Both Homer Simpson and Tim Allen took the stage during Fox’s 2018 upfront broadcast presentation at the Beacon Theatre in New York City Monday — and the last man standing was actually the cartoon.
Dana Walden and Gary Newman, Chairmen and CEOs, Fox Television asked both the star of the longest-running scripted series in network history and the lead of the network’s recently-announced revival of the ABC sitcom “Last Man Standing,” to say a few words, and while Homer killed it, Allen totally bombed. Well, one is animated to begin with.
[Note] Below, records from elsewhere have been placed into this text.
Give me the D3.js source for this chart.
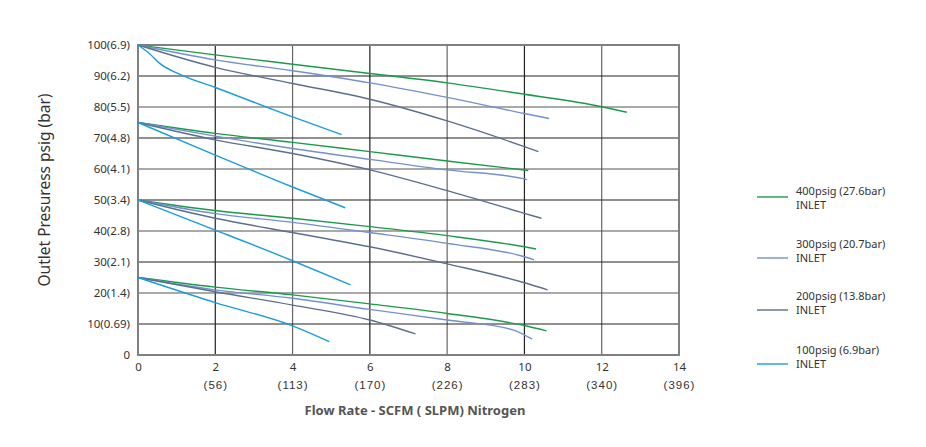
<!DOCTYPE html>
<html><head><meta charset="utf-8">
<script src="https://cdn.jsdelivr.net/npm/d3@7"></script>
<style>body{margin:0;background:#fff;}svg{display:block;font-family:"Noto Sans","Open Sans",sans-serif;}</style>
</head><body><svg id="c" width="926" height="447"></svg>
<script>
const xTicks = [0,2,4,6,8,10,12,14];
const xSubLabels = ["","(56)","(113)","(170)","(226)","(283)","(340)","(396)"];
const yTicks = [0,10,20,30,40,50,60,70,80,90,100];
const yLabels = ["0","10(0.69)","20(1.4)","30(2.1)","40(2.8)","50(3.4)","60(4.1)","70(4.8)","80(5.5)","90(6.2)","100(6.9)"];
const seriesNames = ["400psig (27.6bar)","300psig (20.7bar)","200psig (13.8bar)","100psig (6.9bar)"];
const seriesColors = ["#1a9b4b","#7391cf","#5b6f8f","#1b9ddb"];

// each series: four curves (outlet set 100, 75, 50, 25 psig)
const inlet400 = [
  [[0,100],[2,96.8],[4,93.8],[6,90.8],[8,87.8],[10,84.1],[12,80.1],[12.65,78.3]],
  [[0,75],[2,71.5],[4,68.6],[6,65.6],[8,62.6],[10.1,59.5]],
  [[0,50],[2,46.6],[4,44.1],[6,41.4],[8,38.5],[10,34.9],[10.3,34.2]],
  [[0,25],[2,21.9],[4,19.4],[6,16.5],[8,13.4],[10,9.5],[10.57,7.8]]
];
const inlet300 = [
  [[0,100],[2,95.2],[4,91.7],[6,87.8],[8,83.1],[10,77.9],[10.64,76.3]],
  [[0,75],[2,70.6],[4,66.6],[6,63.1],[8,59.7],[10,56.8],[10.07,56.5]],
  [[0,50],[2,45.6],[4,42.8],[6,39.5],[8,36.0],[10,31.7],[10.25,30.7]],
  [[0,25],[2,21.0],[4,18.3],[6,14.7],[8,11.3],[9.7,8.1],[10.2,5.1]]
];
const inlet200 = [
  [[0,100],[2,92.8],[4,87.6],[6,82.5],[8,75.5],[10,67.2],[10.36,65.6]],
  [[0,75],[2,69.4],[4,65.0],[6,59.7],[8,53.0],[10,45.7],[10.44,44.1]],
  [[0,50],[2,44.1],[4,39.5],[6,34.9],[8,29.4],[10,23.3],[10.6,21.0]],
  [[0,25],[2,20.4],[4,16.1],[6,11.3],[7.18,6.8]]
];
const inlet100 = [
  [[0,100],[0.3,97.2],[0.57,94.0],[1.13,90.3],[2,86.3],[4,76.8],[5.27,71.1]],
  [[0,75],[2,64.5],[4,54.2],[5.36,47.5]],
  [[0,50],[2,40.3],[4,30.4],[5.5,22.6]],
  [[0,25],[2,16.9],[4,9.4],[4.95,4.3]]
];
const allSeries = [inlet400, inlet300, inlet200, inlet100];

const svg = d3.select("#c");
const x = d3.scaleLinear().domain([0,14]).range([138,679]);
const y = d3.scaleLinear().domain([0,100]).range([355,45]);

// grid
const g = svg.append("g");
g.selectAll(".vg").data(xTicks.slice(1,-1)).enter().append("line")
  .attr("x1",d=>x(d)).attr("x2",d=>x(d)).attr("y1",y(0)).attr("y2",y(100))
  .attr("stroke",(d,i)=>i%2?"#666":"#222").attr("stroke-width",1.2);
g.selectAll(".hg").data(yTicks.slice(1,-1)).enter().append("line")
  .attr("x1",x(0)).attr("x2",x(14)).attr("y1",d=>y(d)).attr("y2",d=>y(d))
  .attr("stroke",(d,i)=>i%2?"#555":"#222").attr("stroke-width",1.2);
g.append("rect").attr("x",x(0)).attr("y",y(100)).attr("width",x(14)-x(0)).attr("height",y(0)-y(100))
  .attr("fill","none").attr("stroke","#808080").attr("stroke-width",2);

// axes labels
const xAxis = d3.axisBottom(x).tickValues(xTicks).tickSize(0).tickPadding(8);
const xa = svg.append("g").attr("transform",`translate(0,${y(0)})`).call(xAxis);
xa.select(".domain").remove();
xa.selectAll("text").attr("font-size",11.5).attr("fill","#333").attr("font-family","Noto Sans, sans-serif");
xa.selectAll(".tick").append("text").attr("y",26).attr("dy","0.71em").attr("fill","#333")
  .attr("font-size",11.5).attr("text-anchor","middle").attr("letter-spacing","1")
  .text((d,i)=>xSubLabels[i]);

const yAxis = d3.axisLeft(y).tickValues(yTicks).tickSize(0).tickPadding(8).tickFormat((d,i)=>yLabels[i]);
const ya = svg.append("g").attr("transform",`translate(${x(0)},0)`).call(yAxis);
ya.select(".domain").remove();
ya.selectAll("text").attr("font-size",11.5).attr("fill","#333").attr("font-family","Noto Sans, sans-serif");

svg.append("text").attr("transform","translate(50,190) rotate(-90)").attr("text-anchor","middle")
  .attr("font-size",15.5).attr("fill","#333").text("Outlet Presuress psig (bar)");
svg.append("text").attr("x",415).attr("y",415).attr("text-anchor","middle")
  .attr("font-size",13).attr("font-weight","bold").attr("fill","#555").text("Flow Rate - SCFM ( SLPM) Nitrogen");

// curves
const line = d3.line().x(d=>x(d[0])).y(d=>y(d[1])).curve(d3.curveMonotoneX);
allSeries.forEach((s,si)=>{
  s.forEach(c=>{
    svg.append("path").attr("d",line(c)).attr("fill","none")
      .attr("stroke",seriesColors[si]).attr("stroke-width",1.4);
  });
});

// legend
const legLineY = [197,258,310,364];
const legTextY = [195,248,300,354];
seriesNames.forEach((n,i)=>{
  svg.append("line").attr("x1",757).attr("x2",788).attr("y1",legLineY[i]).attr("y2",legLineY[i])
    .attr("stroke",seriesColors[i]).attr("stroke-width",1.4);
  const t = svg.append("text").attr("x",796).attr("y",legTextY[i]).attr("font-size",11).attr("fill","#333");
  t.append("tspan").attr("x",796).text(n);
  t.append("tspan").attr("x",796).attr("dy",14).text("INLET");
});
</script></body></html>
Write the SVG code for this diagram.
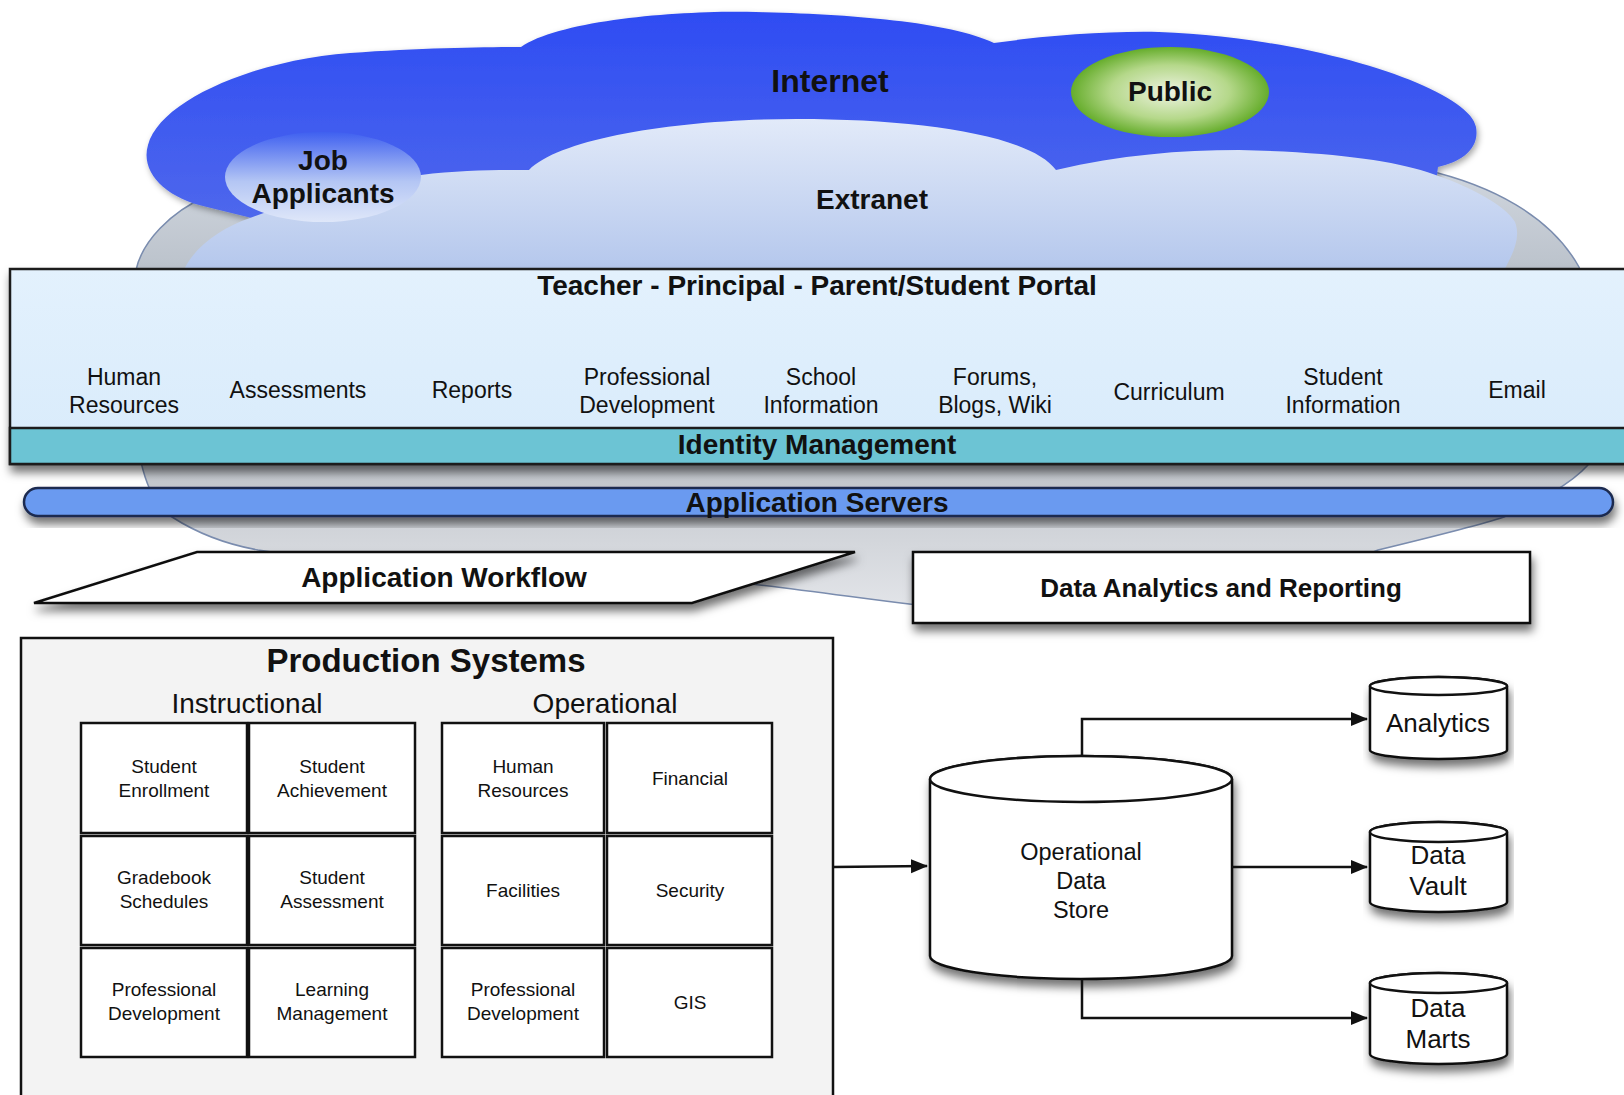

“Homer Simpson here for ‘The Simpsons,’ who just passed ‘Gunsmoke’ for the most episodes ever,” the patriarch of the the most famous family from Springfield said in a projection on the big screen, while donning a dapper tux. “Which is lucky, cause CBS just picked up a reboot of ‘Gunsmoke.’ It’s a little young for their viewers, but I wish them luck.”
“Over the years, ‘The Simpsons’ have made predictions that have eerily come true,” Homer continued. “America winning Olympic gold at curling. Trump winning the presidency. And Disney buying Fox for its No. 1 asset: convenient parking for Century City. Gary and Dana have asked me to use our predictive powers for the future. And so, due to short orders, the next reboot of ’24’ will be called ‘Six.’ There will still be seven words you can’t say on TV, and President Trump will say them all during the State of the Union. Due to declining ratings, ABC will launch a new show called ‘0.8’ is enough. Following reboots of ‘Roseanne,’ ‘Will & Grace,’ and ‘Murphy Brown,’ Fox is bringing its own classics back to life: ‘Skin,’ ‘John Doe’ and ‘Herman’s Head.’ Finally, and most frightening, Apple and Crackle will partner for a new network called Crapple.”
Homer’s bit had the audience laughing the whole way through, but then it was Allen’s — the newest, old Fox star — turn to address the advertisers and press. And, uh, he might want to work on his material before his working-class sitcom returns this fall.
“There are certain things in life you just know have reached their end, including the mayonnaise in the green room — wow, ugh,” Allen opened, after also thanking Walden and Newman, because of course. “But last year, ‘Last Man Standing’ wasn’t one of those things, you know?”
“I was considering after the show got off I was going to move on to other stuff, like some darker movie parts,” Allen continued. “We had one set up, ‘Santa vs. Alien,’ which — huh. I thought reality TV would be good, ‘Naked and Really Afraid.’ And the reason I bring that up is because, actually, one of my best buddies — real story — is the editor on ‘Naked and Afraid.’ And one day I said, ‘You’ve seen enough views of men climbing up dirt without any pants on, that you actually prefer one to another.’ And he goes, ‘Yeah that actually happens. You go, ‘Yeah that’s not a bad look at one right there.’ That’s a disgusting thing I just brought up.”
That whole bit got a few snickers from a mostly tough crowd.
“But the reality is here the fans of ‘Last Man Standing’ wouldn’t leave this alone,” Allen added. “It was really quite remarkable. And you’ve gotta give Fox, and specifically Dana and Gary, big credit for listening to these fans. The threats, I mean. Making the bold move to bring ‘Last Man Standing’ to Fox. It was — Fox was focused like a freakin’ machine. I’m telling you. You should see the complicated process to bring a show from one network to another. The great cast, the writers, the production crew. We can bring literally 8 million of the most passionate and appreciative fans to a big new network — and a big new Friday night. And I just remember, and I told my cast, where we left off: Sixth inning, bases loaded, last man standing at bat, and I’m pointing to that left field, man. I say we go kick some Nielsen ass. Oh, s–t, I said ass.”
OK, just so we’re clear, with the “Last Man Standing” revival just announced a week ago, and “The Simpsons” going into their 30th season on Fox this fall, one definitely had more time to work on their material, right?